税理士が事業を承継すると、事務所を辞めなければならないのだろうか。
もちろん、事務所経営を辞めたいから事業を承継するわけだ。
しかし、事務所経営から引退しても、税理士資格は返上しない人も多い。
この場合、新たに自宅に事務所を置くが、税理士業務は一切行わない。
所属税理士として勤務続行
新たな事務所が所属税理士会が同じ場合には、これは厄介。
同じ地域で事務所を開くのであれば、顧問先には辞めたとは言えない。
自分達を他の税理士に売ったのではないかと、疑念も持たれかねない。
それを避けるためには、元の事務所で税理士を続ける。
税理士の身分としては所属税理士になるが、対外的には顧問などに就任する。
税理士同業者は、実務は任せ、所長から気軽な顧問に転身と見るだけ。
顧問先も創業所長がそのままいるし、職員も変わらなければ、安心だ。
顧客対応は必要、でも重荷からは解放
また、法人に引き継いだ場合は、所長業務は法人から来る税理士に移行。
所長は法人の支店の社員税理士に就任し、従来通りの顧客対応をする。
もちろん、実務は任せ、顧客の相談等に専心し、リスクからは離れる。
時には税務調査に対応することもあるだろう。ほとんどの場合、新任の所長にが対応するが、承継当初のみ自身で対応。
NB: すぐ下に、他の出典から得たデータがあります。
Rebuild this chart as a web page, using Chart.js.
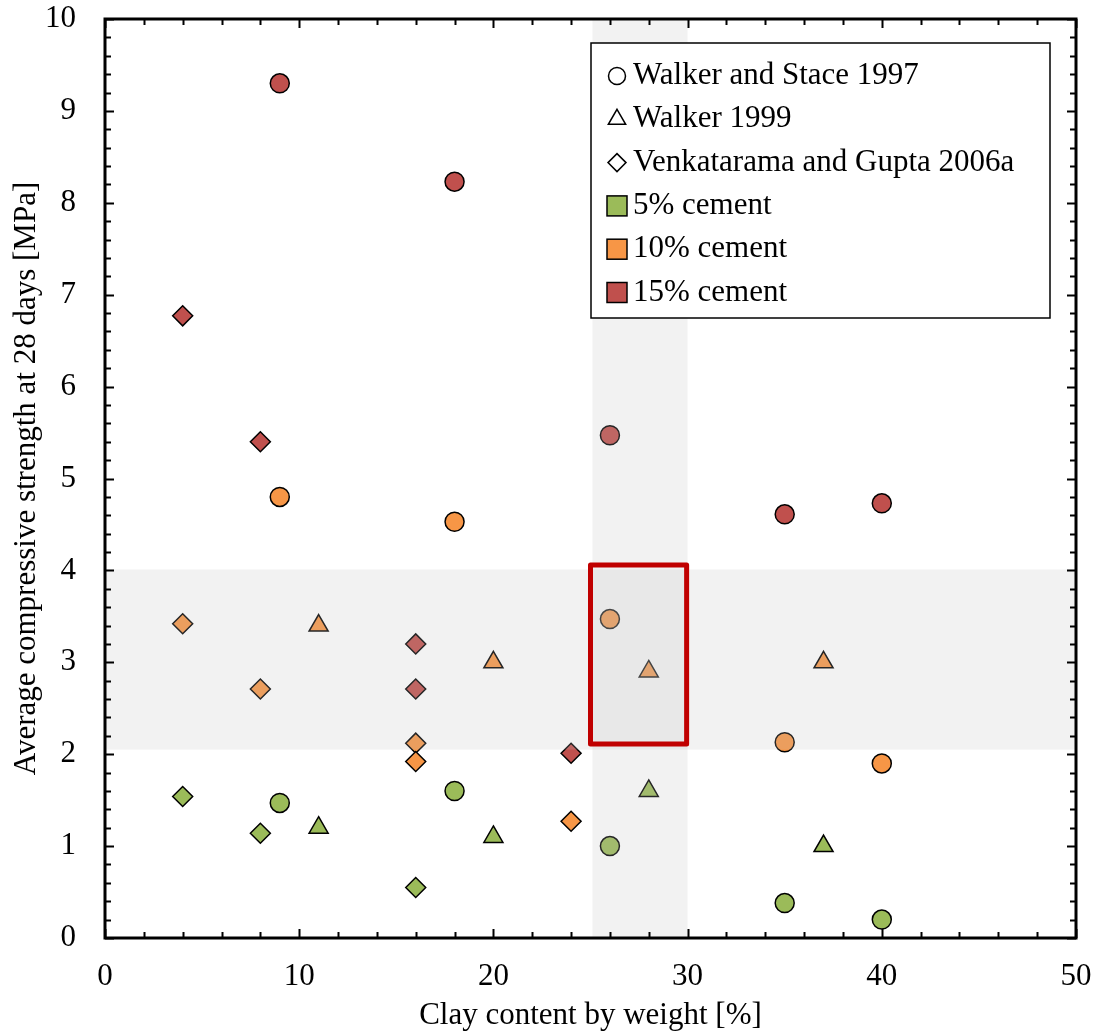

時間がたてば、これからも解放される、いや自身で離れるようになる。
この社員税理士も所長交代後そう長く続けるわけではない、長くて5年。
こうなると、先生自らがもういいでしょうと全面撤退を主張される。
社員税理士を支店として確保しなければならないので、法人も準備をする。
次の社員税理士が決まれば、前任者との交代もすんなり行く。
この段階では、承継した顧問先も法人との信頼関係も出来上がっている。
創業所長が社員税理士となり、さらに数年後に引退する、顧問先も納得だ。
弊社が仲介してきた承継案件では、この形が圧倒的に多い。
まとめ
先日も2年前に法人の支店となり、社員税理士に就任している先生に会った。
上京するので、報告をかねて一度会いたいというのだ。はてな?
問題が起こっているのではないかと不安になったが、杞憂に終わった次第。
土曜日の午後、ターミナル駅でお会いし、食事を共にした。
いわく、年賀状をもらいながら返事を書かなかったので、会いたかった。
さらに、承継して本当に良かった、感謝を直接伝えたかったのだと言う。
これには恐縮至極で、新年早々仕事のやりがいを教えていただいた。
食事をしながらの一杯も大変美味しくいただけたし、所長の笑顔がなにより。
こんな話が次々と書けるように、これからも頑張りたいと思っています。